Recompile NumPy using:

python setup.py build --fcompiler=gnu95

or whichever is appropriate (see python setup.py build --help-fcompiler).

But:

Nick@some-serv2:/usr/local/lib/python2.6/dist-packages/numpy$ python setup.py build --help-fcompiler
This is the wrong setup.py file to run

Used software versions:

  • scipy 0.10.1 (scipy.test() works)
  • NumPy 1.6.2 (numpy.test() works)
  • theano 0.5.0 (several tests fails with undefined symbol: _gfortran_st_write_done')
  • python 2.6.6
  • Ubuntu 10.10

[UPDATE]

So I removed numpy and scipy from my system with apt-get remove and using find -name XXX -delete of what was left.

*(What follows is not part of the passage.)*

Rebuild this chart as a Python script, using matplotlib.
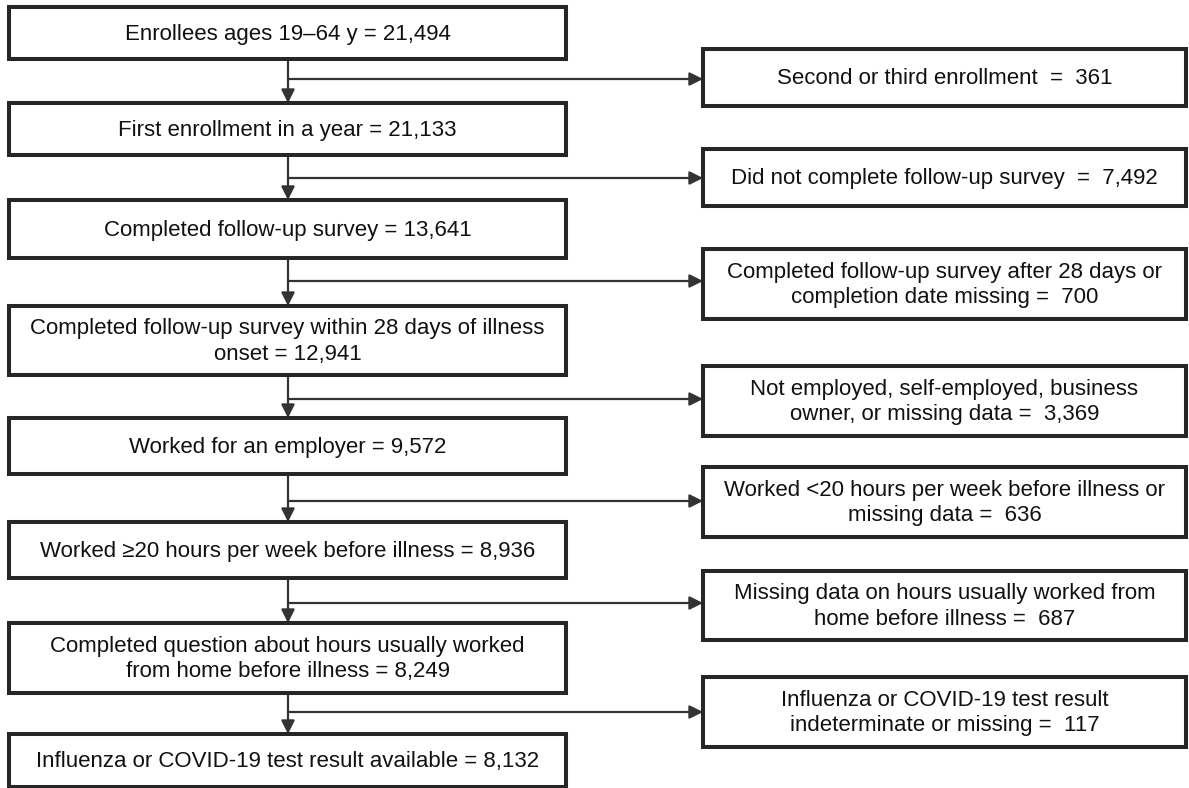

Than I installed numpy and scipy from the github sources with sudo python setpy.py install.

Afterwards I entered again sudo pip uninstall theano and sudo pip install --upgrade --no-deps theano.

Error persists :/

I also tried the apt-get source ... + apt-get build-dep ... approach, but for my old Ubuntu (10.10) it installs too old version of numpy and scipy for theano: ValueError: numpy >= 1.4 is required (detected 1.3.0 from /usr/local/lib/python2.6/dist-packages/numpy/__init__.pyc)

回答1:

I had the same problem, and after reviewing the source code, user212658's answer seemed like it would work (I have not tried it). I then looked for a way to deploy user212658's hack without modifying the source code.

Put these lines in your theanorc file:

[blas]
ldflags = -lblas -lgfortran

This worked for me.



回答2:

Have you tried to recompile NumPy from the sources?

I'm not familiar with the Ubuntu package system, so I can't check what's in your dist-packages/numpy. With a clean archive of the NumPy sources, you should have a setup.py at the same level as the directories numpy, tools and benchmarks (among others). I'm pretty sure that's the one you want to use for a python setup.py build.

[EDIT]

Now that you have recompiled numpy with the proper --fcompiler option, perhaps could you try to do the same with Theano, that is, compiling directly from sources without relying on a apt-get or even pip. You should have a better control on the build process that way, which will make debugging/trying to find a solution easier.



回答3:

I had the same problem. The solution I found is to add a hack in theano/gof/cmodule.py to link against gfortran whenever 'blas' is in the libs. That fixed it.

class GCC_compiler(object):
   ...
    @staticmethod
    def compile_str(module_name, src_code, location=None,
                    include_dirs=None, lib_dirs=None, libs=None,
                    preargs=None):
        ...
        cmd.extend(['-l%s' % l for l in libs])
        if 'blas' in libs:
            cmd.append('-lgfortran')


回答4:

A better fix is to remove atlas and install openblas. openblas is faster then atlas. Also, openblas don't request gfortran and is the one numpy was linked with. So it will work out of the box.